Sepsis is one of the most common and lethal syndromes encountered in intensive care units (ICUs), and acute respiratory failure (ARF) represents one of its most critical complications. Once respiratory failure develops, patients often experience severe hypoxemia and multiple organ dysfunction within a short period of time, resulting in a markedly increased risk of death. Despite advances in critical care, accurately assessing short-term prognosis early after ICU admission remains a major challenge in clinical practice.
In a recent study, a research comprising Dr. Jian Liu from the Gansu Provincial Maternity and Child Health Hospital (Gansu Provincial Central Hospital), China, Engineer Zi Yang from The First Hospital of Lanzhou University, China, Dr. Hong Guo at the Gansu Provincial Maternity and Child Health Hospital (Gansu Provincial Central Hospital), China, among other researchers developed and validated a machine learning model to predict 28-day mortality in patients with sepsis complicated by ARF. The results of this study were published online in the Journal of Intensive Medicine on January 10, 2026.
Speaking on the study, Dr. Liu says, "The model was designed to leverage clinical information available at the earliest stage of ICU admission, enabling clinicians to identify high-risk patients promptly and thereby optimize treatment strategies and the allocation of monitoring resources."
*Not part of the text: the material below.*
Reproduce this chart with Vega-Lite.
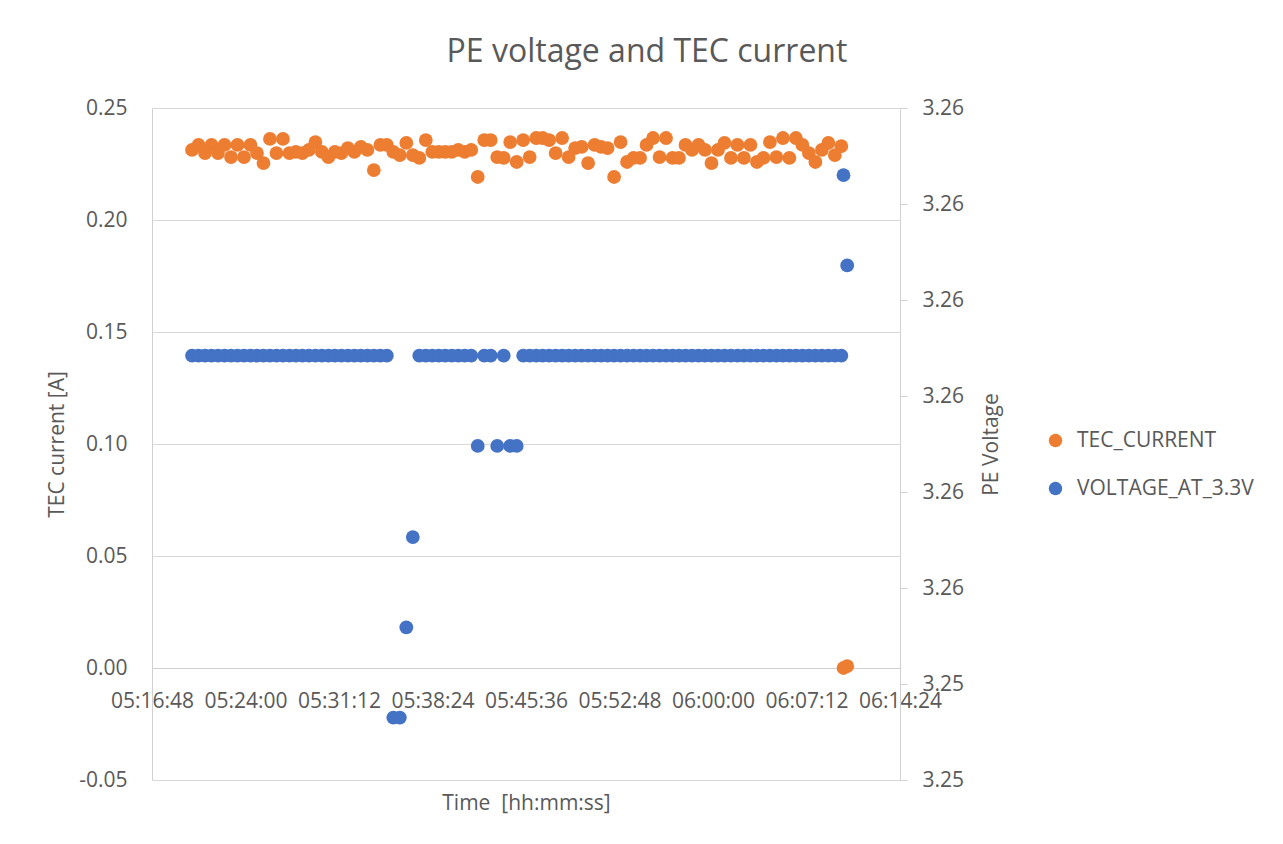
{
  "$schema": "https://vega.github.io/schema/vega-lite/v6.json",
  "width": 748,
  "height": 672,
  "autosize": {"type": "none"},
  "padding": {"left": 152, "top": 108, "right": 383, "bottom": 64},
  "background": "white",
  "title": {"text": "PE voltage and TEC current", "fontSize": 32, "font": "Open Sans", "fontWeight": "normal", "color": "#595959", "anchor": "middle", "frame": "group", "dx": 121, "offset": 28},
  "config": {
    "view": {"stroke": null},
    "font": "Open Sans",
    "axis": {"labelFont": "Open Sans", "titleFont": "Open Sans", "labelColor": "#595959", "titleColor": "#595959", "labelFontSize": 21, "titleFontSize": 21, "titleFontWeight": "normal", "domainColor": "#d0d0d0", "gridColor": "#d9d9d9", "tickColor": "#d0d0d0"},
    "legend": {"labelFont": "Open Sans", "labelColor": "#595959", "labelFontSize": 21}
  },
  "data": {"values": [
    {"t":19193,"tec":0.2313,"volt":3.25842},{"t":19223,"tec":0.2335,"volt":3.25842},{"t":19253,"tec":0.2299,"volt":3.25842},{"t":19283,"tec":0.2335,"volt":3.25842},{"t":19313,"tec":0.2299,"volt":3.25842},
    {"t":19343,"tec":0.2335,"volt":3.25842},{"t":19373,"tec":0.2281,"volt":3.25842},{"t":19403,"tec":0.2335,"volt":3.25842},{"t":19433,"tec":0.2281,"volt":3.25842},{"t":19463,"tec":0.2335,"volt":3.25842},
    {"t":19493,"tec":0.2299,"volt":3.25842},{"t":19523,"tec":0.2254,"volt":3.25842},{"t":19553,"tec":0.2362,"volt":3.25842},{"t":19583,"tec":0.2299,"volt":3.25842},{"t":19613,"tec":0.2362,"volt":3.25842},
    {"t":19643,"tec":0.2299,"volt":3.25842},{"t":19673,"tec":0.2304,"volt":3.25842},{"t":19703,"tec":0.2299,"volt":3.25842},{"t":19733,"tec":0.2313,"volt":3.25842},{"t":19763,"tec":0.2348,"volt":3.25842},
    {"t":19793,"tec":0.2304,"volt":3.25842},{"t":19823,"tec":0.2281,"volt":3.25842},{"t":19853,"tec":0.2304,"volt":3.25842},{"t":19883,"tec":0.2299,"volt":3.25842},{"t":19913,"tec":0.2321,"volt":3.25842},
    {"t":19943,"tec":0.2304,"volt":3.25842},{"t":19973,"tec":0.2326,"volt":3.25842},{"t":20003,"tec":0.2313,"volt":3.25842},{"t":20033,"tec":0.2223,"volt":3.25842},{"t":20063,"tec":0.2335,"volt":3.25842},
    {"t":20093,"tec":0.2335,"volt":3.25842},{"t":20123,"tec":0.2304,"volt":3.25465},{"t":20153,"tec":0.2290,"volt":3.25465},{"t":20183,"tec":0.2344,"volt":3.25559},{"t":20213,"tec":0.2290,"volt":3.25653},
    {"t":20243,"tec":0.2277,"volt":3.25842},{"t":20273,"tec":0.2357,"volt":3.25842},{"t":20303,"tec":0.2304,"volt":3.25842},{"t":20333,"tec":0.2304,"volt":3.25842},{"t":20363,"tec":0.2304,"volt":3.25842},
    {"t":20393,"tec":0.2304,"volt":3.25842},{"t":20423,"tec":0.2313,"volt":3.25842},{"t":20453,"tec":0.2304,"volt":3.25842},{"t":20483,"tec":0.2313,"volt":3.25842},{"t":20513,"tec":0.2192,"volt":3.25748},
    {"t":20543,"tec":0.2357,"volt":3.25842},{"t":20573,"tec":0.2357,"volt":3.25842},{"t":20603,"tec":0.2281,"volt":3.25748},{"t":20633,"tec":0.2277,"volt":3.25842},{"t":20663,"tec":0.2348,"volt":3.25748},
    {"t":20693,"tec":0.2259,"volt":3.25748},{"t":20723,"tec":0.2357,"volt":3.25842},{"t":20753,"tec":0.2281,"volt":3.25842},{"t":20783,"tec":0.2366,"volt":3.25842},{"t":20813,"tec":0.2366,"volt":3.25842},
    {"t":20843,"tec":0.2357,"volt":3.25842},{"t":20873,"tec":0.2299,"volt":3.25842},{"t":20903,"tec":0.2366,"volt":3.25842},{"t":20933,"tec":0.2281,"volt":3.25842},{"t":20963,"tec":0.2321,"volt":3.25842},
    {"t":20993,"tec":0.2326,"volt":3.25842},{"t":21023,"tec":0.2254,"volt":3.25842},{"t":21053,"tec":0.2335,"volt":3.25842},{"t":21083,"tec":0.2326,"volt":3.25842},{"t":21113,"tec":0.2321,"volt":3.25842},
    {"t":21143,"tec":0.2192,"volt":3.25842},{"t":21173,"tec":0.2348,"volt":3.25842},{"t":21203,"tec":0.2259,"volt":3.25842},{"t":21233,"tec":0.2277,"volt":3.25842},{"t":21263,"tec":0.2277,"volt":3.25842},
    {"t":21293,"tec":0.2335,"volt":3.25842},{"t":21323,"tec":0.2366,"volt":3.25842},{"t":21353,"tec":0.2281,"volt":3.25842},{"t":21383,"tec":0.2366,"volt":3.25842},{"t":21413,"tec":0.2277,"volt":3.25842},
    {"t":21443,"tec":0.2277,"volt":3.25842},{"t":21473,"tec":0.2335,"volt":3.25842},{"t":21503,"tec":0.2313,"volt":3.25842},{"t":21533,"tec":0.2335,"volt":3.25842},{"t":21563,"tec":0.2313,"volt":3.25842},
    {"t":21593,"tec":0.2254,"volt":3.25842},{"t":21623,"tec":0.2313,"volt":3.25842},{"t":21653,"tec":0.2344,"volt":3.25842},{"t":21683,"tec":0.2277,"volt":3.25842},{"t":21713,"tec":0.2335,"volt":3.25842},
    {"t":21743,"tec":0.2277,"volt":3.25842},{"t":21773,"tec":0.2335,"volt":3.25842},{"t":21803,"tec":0.2259,"volt":3.25842},{"t":21833,"tec":0.2277,"volt":3.25842},{"t":21863,"tec":0.2348,"volt":3.25842},
    {"t":21893,"tec":0.2281,"volt":3.25842},{"t":21923,"tec":0.2366,"volt":3.25842},{"t":21953,"tec":0.2277,"volt":3.25842},{"t":21983,"tec":0.2366,"volt":3.25842},{"t":22013,"tec":0.2335,"volt":3.25842},
    {"t":22043,"tec":0.2299,"volt":3.25842},{"t":22073,"tec":0.2259,"volt":3.25842},{"t":22103,"tec":0.2313,"volt":3.25842},{"t":22133,"tec":0.2344,"volt":3.25842},{"t":22163,"tec":0.2290,"volt":3.25842},
    {"t":22193,"tec":0.2330,"volt":3.25842},{"t":22203,"tec":0.0,"volt":3.26030},{"t":22220,"tec":0.0008,"volt":3.25936}
  ]},
  "layer": [
    {
      "mark": {"type": "point", "filled": true, "size": 190, "opacity": 1},
      "encoding": {
        "x": {"field": "t", "type": "quantitative",
          "scale": {"domain": [19008, 22464], "nice": false, "zero": false},
          "axis": {"values": [19008, 19440, 19872, 20304, 20736, 21168, 21600, 22032, 22464],
            "labelExpr": "utcFormat(datum.value * 1000, '%H:%M:%S')",
            "offset": -112, "ticks": false, "tickSize": 0, "labelPadding": 22, "grid": false,
            "labelOverlap": false, "labelFlush": false, "labelBound": false,
            "title": "Time \u00a0[hh:mm:ss]", "titleBaseline": "middle", "titleY": 135}},
        "y": {"field": "tec", "type": "quantitative",
          "scale": {"domain": [-0.05, 0.25], "nice": false, "zero": false},
          "axis": {"values": [-0.05, 0, 0.05, 0.1, 0.15, 0.2, 0.25],
            "labelExpr": "datum.value < 0 ? '-' + format(-datum.value, '.2f') : format(datum.value, '.2f')",
            "ticks": false, "tickSize": 0, "labelPadding": 25, "grid": true,
            "title": "TEC current [A]", "titlePadding": 11}},
        "color": {"datum": "TEC_CURRENT", "type": "nominal",
          "scale": {"domain": ["TEC_CURRENT", "VOLTAGE_AT_3.3V"], "range": ["#ED7D31", "#4472C4"]},
          "legend": {"title": null, "orient": "none", "legendX": 893, "legendY": 322,
            "symbolType": "circle", "symbolSize": 180, "symbolStrokeWidth": 0, "labelOffset": 11, "rowPadding": 26, "labelLimit": 0}}
      }
    },
    {
      "mark": {"type": "point", "filled": true, "size": 190, "opacity": 1},
      "encoding": {
        "x": {"field": "t", "type": "quantitative"},
        "y": {"field": "volt", "type": "quantitative",
          "scale": {"domain": [3.254, 3.261], "nice": false, "zero": false},
          "axis": {"orient": "right", "values": [3.254, 3.255, 3.256, 3.257, 3.258, 3.259, 3.26, 3.261], "format": ".2f",
            "ticks": true, "tickSize": 7, "labelPadding": 15, "grid": false,
            "title": "PE Voltage", "titleAngle": 270, "titleBaseline": "top", "titlePadding": 17}},
        "color": {"datum": "VOLTAGE_AT_3.3V", "type": "nominal"}
      }
    }
  ],
  "resolve": {"scale": {"y": "independent"}}
}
The Medical Information Mart for Intensive Care IV (MIMIC-IV, version 3.1) database was used as the development and training cohort, including adult ICU patients who met the diagnostic criteria for both sepsis and ARF. To evaluate the model's applicability across different hospitals and patient populations, an independent external validation was performed using data from the eICU Collaborative Research Database (eICU-CRD, version 2.0). This combined 'training plus external validation' design enhances the relevance of the findings to real-world clinical settings.
During variable selection, candidate predictors were first identified based on the international sepsis-related guidelines and expert clinical consensus to ensure strong clinical relevance. The Boruta feature selection algorithm, together with multicollinearity analysis, was then applied to identify a final set of 20 key predictive features. All selected variables were routinely obtainable within the first 24 hours of ICU admission and reflected multiple clinical dimensions, including oxygenation status, organ function, metabolic parameters, and disease severity.
Seven machine learning algorithms, including logistic regression, random forests, gradient-boosting, and neural networks, were systematically compared. Among them, the XGBoost model demonstrated the best overall performance. In the training cohort, the model showed strong discrimination for predicting 28-day mortality, and its performance remained stable in the independent external validation cohort, indicating good generalizability. Unlike traditional 'black-box' prediction models, this study placed particular emphasis on interpretability. The researchers applied SHapley Additive exPlanations (SHAP) to quantify the contribution of individual clinical variables to mortality risk prediction.
"Our analysis highlighted the importance of oxygenation indices, serum albumin levels, liver function-related indicators, and disease severity scores in short-term prognosis. This transparent interpretability framework may facilitate clinician understanding and promote the use of the model as a decision-support tool rather than a replacement for clinical judgment," explains Engineer Zi Yang and Dr. Hong Guo.
According to the research team, the model may be further integrated into bedside or web-based risk assessment tools to support early risk stratification in patients with sepsis complicated by ARF. Overall, the study demonstrates the potential of interpretable machine learning approaches in critical care medicine and provides a new technical pathway for individualized management of high-risk patients with sepsis.